Brutalisme parallèle: la légèreté insoupçonnée du béton

Un morceau de la proposition de Valérie Kolakis

Brut, gris et massif sont les adjectifs qu’on associe généralement à l’architecture brutaliste. Après avoir visité l’exposition Brutalisme parallèle à Méduse, on peut ajouter audacieux, rose et idéaliste à la liste.


Le courant architectural dans lequel s’inscrivent le Grand Théâtre de Québec et l’édifice surnommé « le bunker », sur la colline Parlementaire, porte des idéaux sociaux et une audace formelle. Péio Eliceiry a voulu y rendre hommage en rassemblant des artistes qui posent un regard sensible sur cette esthétique souvent mal-aimée.

Une sculpture de contre-plaqué signée Alexandre David épouse les contours de la petite galerie de L’œil de poisson. « Un des aspects du brutalisme est que l’ornementation, ce qui est beau esthétiquement, provient de la structure elle-même », note le commissaire.

Dans la grande galerie, il a positionné avec soin des œuvres vidéo, picturales et sculpturales. Un agencement de tableaux rose vif aux formes cintrées de Nathalie Thibault domine un des murs. « La répétition des formes ovoïdales me faisait penser à des fenêtres sur certains bâtiments modernes », souligne Péio Eliceiry.

L’œuvre de Nathalie Thibault

Lui-même signe une installation sculpturale où deux poutres de métal fixent au mur un poème toscan du 14e siècle, qui fait un parallèle entre l’alouette qui s’envole et l’éternel plaisir de créer des choses.

L’installation de Péio Eliceiry, commissaire de l’exposition

Samuel Breton a pris des milliers de photos d’une maquette cartonnée inspirée du « bunker » pour créer une animation. « Grâce à son travail avec la lumière, il y a vraiment une relation qui s’établit entre le carton et le béton », relève Eliceiry.

Une vidéo de Valérie Kolakis montre un complexe d’habitations conçu par Alison et Peter Smithson, à Londres. Laissée à l’abandon, la construction symbolise aujourd’hui la faillite matérielle et idéologique du mouvement. Tuiles et tapis récupérés, élevés au rang d’œuvres d’art, portent l’idée que « les objets sont éphémères et transitoires, mais témoignent tout de même de certains changements sociaux », indique le commissaire.

Des images de stores verticaux, typiques des édifices administratifs modernes, ont servi de base à Alexanne Dunn pour créer un tableau au motif hypnotique.

Virginie Laganière et Jean-Maxime Dufresne présentent une enquête vidéo montrant une carrière, un barrage hydro-électrique et un village des Hautes-Alpes reconstruit dans une architecture brutaliste. Le tout est enveloppé d’une énergie mystique et d’une trame sonore obsédante.
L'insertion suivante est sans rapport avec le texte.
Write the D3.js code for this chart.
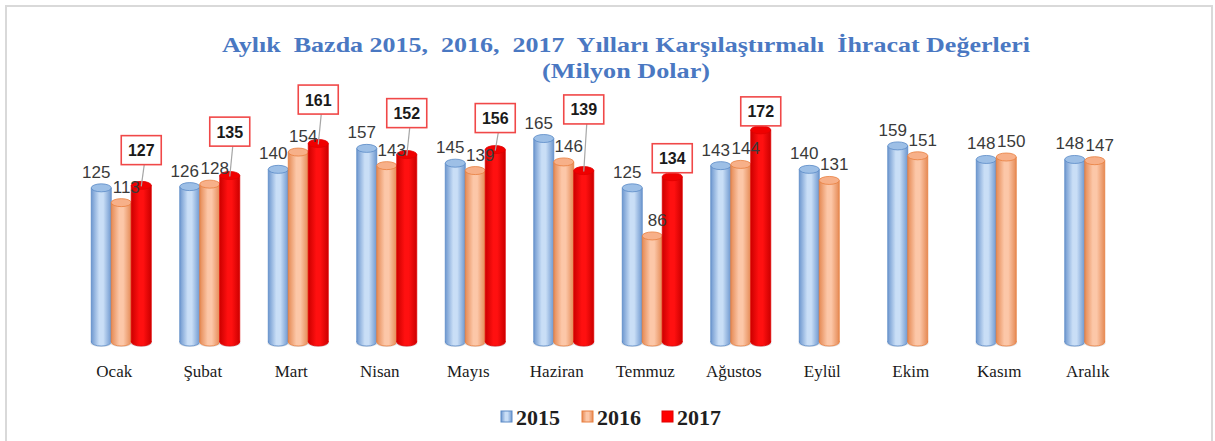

Mains, murs et interventions

L’exposition se poursuit dans la grande galerie de VU, où une vidéo montre les mains de Sara A. Tremblay qui s’activent sur une surface avec de la craie, de la peinture et de la glaise. Pascale Bédard a quant à elle laissé courir sa main sur le pavillon De Koninck, à l’Université Laval, un constat tactile capté par Blaise Carrier-Chouinard.

La proposition de Sara A. Tremblay

Plutôt que de simplement concevoir le visuel de l’expo, la boîte graphique Criterium signe aussi des œuvres, imprimées sur des tuiles de plafond suspendu appuyées au mur. L’intérêt pour les textures poreuses et les répétitions de Mathieu Lévesque se manifeste dans un tableau in situ, à même le mur, et délimité par un coin de la pièce.

Les créations graphiques de Criterium

Le tricot jacquard de Mylène Michaud montrant l’hôtel de ville de Boston, sacré bâtiment le plus laid du monde selon un vote populaire, est présenté à l’envers. Des fils flottants déforment l’image et donnent l’impression de se trouver dans une réalité parallèle cauchemardesque.

Un pan du tricot jacquard de Mylène Michaud

Sur des images anciennes de paysages gravées sur des panneaux d’aluminium, François Simard est intervenu en peinture avec des taches colorées. Devant la nature vierge, l’architecte (ou le peintre) a deux possibilités : s’adapter aux formes déjà présentes ou s’imposer radicalement, résume Péio Eliceiry.

Les deux œuvres de François Simard

Brutalisme parallèle, présenté jusqu’au 25 août, montre bien que les deux approches portent leur part de beauté.